Alfredo Jaar (*1956 in Santiago de Chile, Chile) lives and works in New York. He is an artist, architect, and filmmaker. After studying architecture in Santiago and completing film training at the Instituto Chileno Norteamericano de Cultura, he emigrated to the United States in 1982. Jaar creates works that make social tensions visible. His subjects include raw materials, migration, political violence, and global inequality – articulated through image, space, and language. His installations and interventions reveal realities without illustrating them; their formal clarity brings underlying complexities into sharper focus. Language plays a central role in Jaar’s practice. For him, text is not an accessory but a carrier of meaning and often part of the conceptual structure itself. In many works, he uses text – frequently in neon or as projection – as a spatially dominant interruption or commentary. (Kindness) of (Strangers) (2015) is based on a migration map from the same year. Neon arrows trace the refugee movements toward Europe triggered by the Syrian civil war – from south to north, across the Mediterranean and the Balkan route. Yet the diagram conceals the complex causes of global mobility. An accompanying map decodes the seemingly abstract composition as a visual condensation of real routes and a precise image of global redistribution. The work remains strikingly relevant today – amid new borders, new wars, new walls, and renewed waves of migration. It evokes associations of home, exile, and interconnection, of tourism and global circulation, and of the unequal distribution of opportunities. Jaar has exhibited widely, including at the Biennale di Venezia (1986, 2007, 2009, 2013), the Bienal de São Paulo (1987, 1989, 2010, 2021), and documenta 8 and 11 in Kassel (1987, 2002). Major solo exhibitions have been held at the New Museum, New York (1992); Moderna Museet, Stockholm (1994); Museum of Contemporary Art, Chicago (1995); Musée des Beaux-Arts, Lausanne (2007); KIASMA Museum of Contemporary Art, Helsinki (2014); and Zeitz MOCAA, Cape Town (2020), bei SESC Pompeia, São Paulo (2021), im MOCA Hiroshima (2023) und zuletzt im KINDL, Berlin (2024).

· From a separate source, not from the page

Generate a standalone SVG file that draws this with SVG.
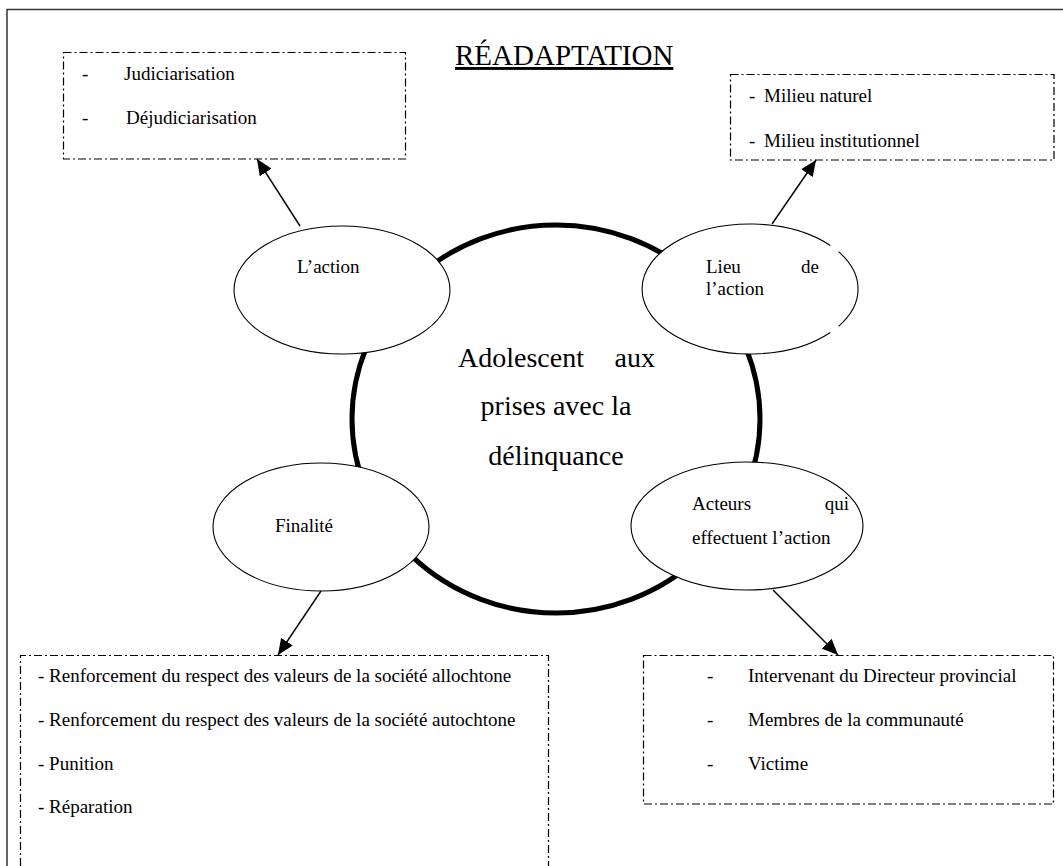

In 1963, the Japanese artist On Kawara (1932 – 2014) was one of the first to produce art with writing according to strict conceptual guidelines. In the 1950s in Japan he was still working figuratively. With the words ›Nothing, Something, Everything‹ a change was set into motion. Since then, he has evoked ideas of time and human existence with letters and numbers. These were left unexplained. They were painted or printed on paper with a typewriter or stamp. On Kawara (*1932 in Kariya, Japan; †2014 in New York, USA) is regarded as one of the most radical figures of Conceptual Art. From the early 1960s onward, he lived in New York—publicly almost invisible, yet artistically uncompromisingly present. His biography is deliberately understated; his art, an archive of lived time.
After studying at the Tokyo University of Fine Arts, Kawara began his career as a figurative painter. The decisive rupture came in the early 1960s, when figuration gave way to language, number, repetition, and system. Beginning in 1966, he produced the Today Paintings—monochrome canvases bearing the date of their making, painted in a sober, white typeface. The date format follows the conventions of his location at the time, and each painting must be completed on the day it is dated—otherwise, it is destroyed. Each canvas is archived in a handmade box together with newspaper clippings from that day. The color palette varies between blue, dark gray, and vermilion red—always opaque, matte, and restrained.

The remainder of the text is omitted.